[Start INPUT MATERIAL]

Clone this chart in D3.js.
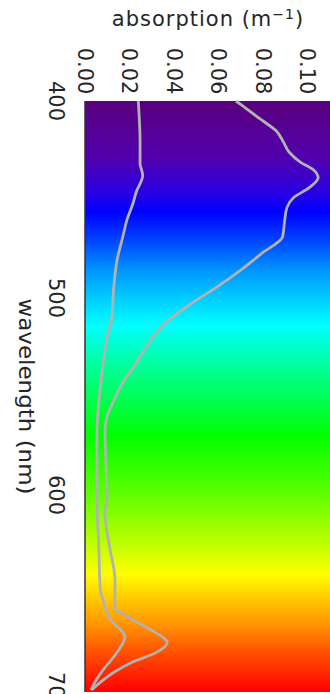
<!DOCTYPE html>
<html>
<head>
<meta charset="utf-8">
<script src="https://cdn.jsdelivr.net/npm/d3@7"></script>
<style>
  html, body { margin: 0; padding: 0; background: #fff; }
  svg { display: block; }
  .lbl { font-family: "DejaVu Sans", sans-serif; font-size: 21px; fill: #262626; }
</style>
</head>
<body>
<div id="chart"></div>
<script>
// wavelength (nm), absorption (m^-1)
const upperWl = [400, 405, 410, 415, 420, 426, 431, 435, 439, 444, 449, 454, 460, 469, 477, 486, 494, 502, 511, 518, 526, 535, 543, 552, 560, 568, 586, 602, 609, 626, 643, 657, 663, 668, 675, 680, 685, 690, 695, 699];
const upperAbs = [0.068, 0.074, 0.080, 0.086, 0.089, 0.092, 0.097, 0.103, 0.105, 0.101, 0.094, 0.091, 0.090, 0.089, 0.080, 0.070, 0.060, 0.049, 0.038, 0.032, 0.027, 0.022, 0.017, 0.013, 0.010, 0.009, 0.0095, 0.0099, 0.009, 0.011, 0.0135, 0.0135, 0.021, 0.029, 0.037, 0.032, 0.021, 0.013, 0.007, 0.003];

const lowerWl = [400, 410, 420, 432, 435, 438, 441, 445, 452, 460, 469, 481, 494, 511, 518, 535, 552, 568, 602, 629, 647, 655, 663, 672, 680, 689, 695, 699];
const lowerAbs = [0.024, 0.0245, 0.0248, 0.0248, 0.0255, 0.026, 0.0252, 0.0235, 0.0216, 0.019, 0.017, 0.0144, 0.013, 0.012, 0.0104, 0.008, 0.0063, 0.0054, 0.0054, 0.0063, 0.0068, 0.0086, 0.0113, 0.018, 0.0144, 0.008, 0.0045, 0.0027];

const wlTicks = [400, 500, 600, 700];
const absTicks = [0.00, 0.02, 0.04, 0.06, 0.08, 0.10];

// spectrum colours behind the plot
const specWl = [400, 430, 448, 456, 470, 485, 500, 514, 530, 548, 570, 600, 625, 640, 655, 665, 680, 700];
const specCol = ['#5a007c', '#5000b0', '#2400e8', '#0000ff', '#0040ff', '#0090ff', '#00ccff', '#00ffff', '#00ffb0', '#00ff60', '#00ff00', '#60ff00', '#c0ff00', '#ffff00', '#ffc000', '#ff9800', '#ff5000', '#ff0000'];

const W = 330, H = 694;
const svg = d3.select('#chart').append('svg').attr('width', W).attr('height', H);

const x = d3.scaleLinear().domain([0, 0.10]).range([85, 307]);
const y = d3.scaleLinear().domain([400, 700]).range([101, 692]);

const grad = svg.append('defs').append('linearGradient')
  .attr('id', 'spec')
  .attr('gradientUnits', 'userSpaceOnUse')
  .attr('x1', 0).attr('x2', 0)
  .attr('y1', y(400)).attr('y2', y(700));
grad.selectAll('stop')
  .data(specWl)
  .enter()
  .append('stop')
  .attr('offset', d => (y(d) - y(400)) / (y(700) - y(400)))
  .attr('stop-color', (d, i) => specCol[i]);

svg.append('rect')
  .attr('x', x(0)).attr('y', y(400))
  .attr('width', W - x(0)).attr('height', y(700) - y(400))
  .attr('fill', 'url(#spec)');

// left frame edge
svg.append('line')
  .attr('x1', x(0)).attr('x2', x(0))
  .attr('y1', y(400)).attr('y2', y(700))
  .attr('stroke', '#333').attr('stroke-width', 1.5);

const line = d3.line()
  .x(d => x(d[1]))
  .y(d => y(d[0]))
  .curve(d3.curveMonotoneY);

[[lowerWl, lowerAbs], [upperWl, upperAbs]].forEach(([wl, ab]) => {
  svg.append('path')
    .datum(wl.map((w, i) => [w, ab[i]]))
    .attr('d', line)
    .attr('fill', 'none')
    .attr('stroke', '#b2b2b2')
    .attr('stroke-width', 2.8)
    .attr('stroke-linejoin', 'round');
});

// absorption tick labels (rotated)
svg.selectAll('.absTick')
  .data(absTicks)
  .enter()
  .append('text')
  .attr('class', 'lbl absTick')
  .attr('transform', d => `translate(${x(d)},71) rotate(90)`)
  .attr('text-anchor', 'middle')
  .attr('dominant-baseline', 'central')
  .text(d => d.toFixed(2));

// wavelength tick labels (rotated)
svg.selectAll('.wlTick')
  .data(wlTicks)
  .enter()
  .append('text')
  .attr('class', 'lbl wlTick')
  .attr('transform', d => `translate(56,${y(d)}) rotate(90)`)
  .attr('text-anchor', 'middle')
  .attr('dominant-baseline', 'central')
  .text(d => d);

// axis titles
const title = svg.append('text')
  .attr('class', 'lbl')
  .attr('x', 208).attr('y', 26)
  .attr('text-anchor', 'middle')
  .style('letter-spacing', '1px');
title.append('tspan').text('absorption (m');
title.append('tspan').attr('dy', -7).style('font-size', '14px').text('\u2212' + '1');
title.append('tspan').attr('dy', 7).text(')');

svg.append('text')
  .attr('class', 'lbl')
  .attr('transform', `translate(26,${(y(400) + y(700)) / 2}) rotate(90)`)
  .attr('text-anchor', 'middle')
  .attr('dominant-baseline', 'central')
  .attr('textLength', 196)
  .attr('lengthAdjust', 'spacingAndGlyphs')
  .text('wavelength (nm)');
</script>
</body>
</html>
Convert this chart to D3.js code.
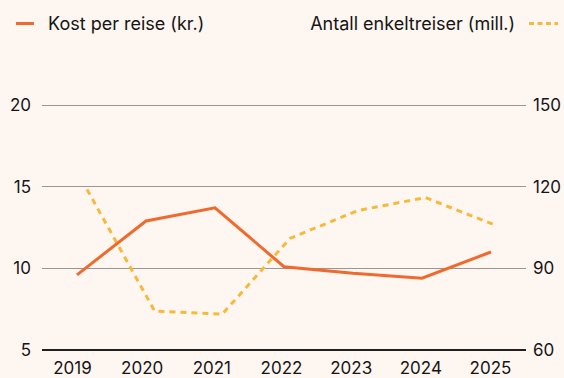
<!DOCTYPE html>
<html>
<head>
<meta charset="utf-8">
<script src="https://cdn.jsdelivr.net/npm/d3@7"></script>
<style>
  html, body { margin: 0; padding: 0; background: #fdf6f1; }
  svg { display: block; font-family: Inter, "Noto Sans", sans-serif; }
</style>
</head>
<body>
<svg id="chart" width="564" height="378"></svg>
<script>
// Years on the horizontal axis
const years = ["2019", "2020", "2021", "2022", "2023", "2024", "2025"];
// Cost per trip, kroner (left axis)
const costPerTrip = [9.6, 12.9, 13.7, 10.1, 9.7, 9.4, 11.0];
// Single trips, millions (right axis)
const singleTrips = [119, 74.3, 73.2, 101, 111.2, 116, 106.2];
// Axis ticks
const leftTicks = [5, 10, 15, 20];
const rightTicks = [60, 90, 120, 150];

const orange = "#ef6a2e";
const yellow = "#f6b93b";
const ink = "#161414";

const svg = d3.select("#chart");
const plotLeft = 42, plotRight = 526, plotTop = 105, plotBottom = 350;

const yLeft = d3.scaleLinear().domain([5, 20]).range([plotBottom, plotTop]);
const yRight = d3.scaleLinear().domain([60, 150]).range([plotBottom, plotTop]);
const xCost = d3.scalePoint().domain(years).range([77, 491]);
const xTrips = d3.scalePoint().domain(years).range([87, 493]);
const xLabels = d3.scalePoint().domain(years).range([72, 490]);

// Gridlines (the baseline at 5 is drawn separately, darker)
svg.append("g")
  .selectAll("line")
  .data(leftTicks.filter(d => d !== 5))
  .join("line")
  .attr("x1", plotLeft).attr("x2", plotRight)
  .attr("y1", d => yLeft(d)).attr("y2", d => yLeft(d))
  .attr("stroke", "#9a9693").attr("stroke-width", 1)
  .attr("shape-rendering", "crispEdges");

svg.append("line")
  .attr("x1", plotLeft).attr("x2", plotRight)
  .attr("y1", yLeft(5)).attr("y2", yLeft(5))
  .attr("stroke", "#231f1e").attr("stroke-width", 2);

// Left axis labels
svg.append("g")
  .selectAll("text")
  .data(leftTicks)
  .join("text")
  .attr("x", 31)
  .attr("y", d => yLeft(d))
  .attr("dy", "0.36em")
  .attr("text-anchor", "end")
  .attr("font-size", 17)
  .attr("fill", ink)
  .text(d => d);

// Right axis labels
svg.append("g")
  .selectAll("text")
  .data(rightTicks)
  .join("text")
  .attr("x", 533)
  .attr("y", d => yRight(d))
  .attr("dy", "0.36em")
  .attr("text-anchor", "start")
  .attr("font-size", 17)
  .attr("fill", ink)
  .text(d => d);

// Bottom axis labels
const xAxis = d3.axisBottom(xLabels).tickSize(0).tickPadding(0);
const gx = svg.append("g")
  .attr("transform", `translate(0, ${plotBottom + 12})`)
  .call(xAxis);
gx.select(".domain").remove();
gx.selectAll("text")
  .attr("font-size", 17)
  .attr("font-family", "Inter, 'Noto Sans', sans-serif")
  .attr("fill", ink);

// Single trips, dashed
svg.append("path")
  .datum(singleTrips)
  .attr("fill", "none")
  .attr("stroke", yellow)
  .attr("stroke-width", 3)
  .attr("stroke-dasharray", "6,5")
  .attr("d", d3.line().x((d, i) => xTrips(years[i])).y(d => yRight(d)));

// Cost per trip, solid
svg.append("path")
  .datum(costPerTrip)
  .attr("fill", "none")
  .attr("stroke", orange)
  .attr("stroke-width", 3)
  .attr("d", d3.line().x((d, i) => xCost(years[i])).y(d => yLeft(d)));

// Legend
const legend = svg.append("g");
legend.append("line")
  .attr("x1", 16).attr("x2", 34).attr("y1", 23.5).attr("y2", 23.5)
  .attr("stroke", orange).attr("stroke-width", 3);
legend.append("text")
  .attr("x", 48).attr("y", 23.5).attr("dy", "0.36em")
  .attr("font-size", 18).attr("fill", ink)
  .text("Kost per reise (kr.)");
legend.append("text")
  .attr("x", 515).attr("y", 23.5).attr("dy", "0.36em")
  .attr("text-anchor", "end")
  .attr("font-size", 18).attr("fill", ink)
  .text("Antall enkeltreiser (mill.)");
legend.append("line")
  .attr("x1", 529).attr("x2", 558).attr("y1", 23.5).attr("y2", 23.5)
  .attr("stroke", yellow).attr("stroke-width", 3)
  .attr("stroke-dasharray", "5,3.5");
</script>
</body>
</html>
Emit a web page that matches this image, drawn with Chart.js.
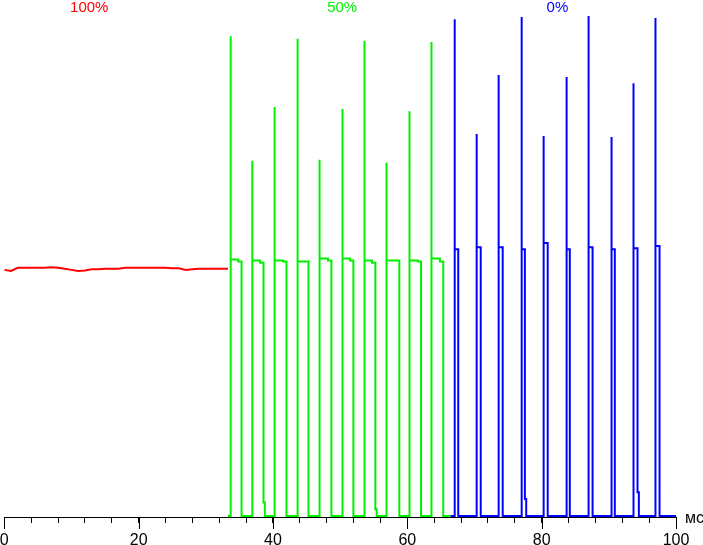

[End INPUT MATERIAL]

**REQUIRED WORK**
In the entries above, find lines with "drawn" and copy each.

**RESULT OF THE TASK**
// Gridlines (the baseline at 5 is drawn separately, darker)
Emit a web page that matches this image, drawn with Chart.js.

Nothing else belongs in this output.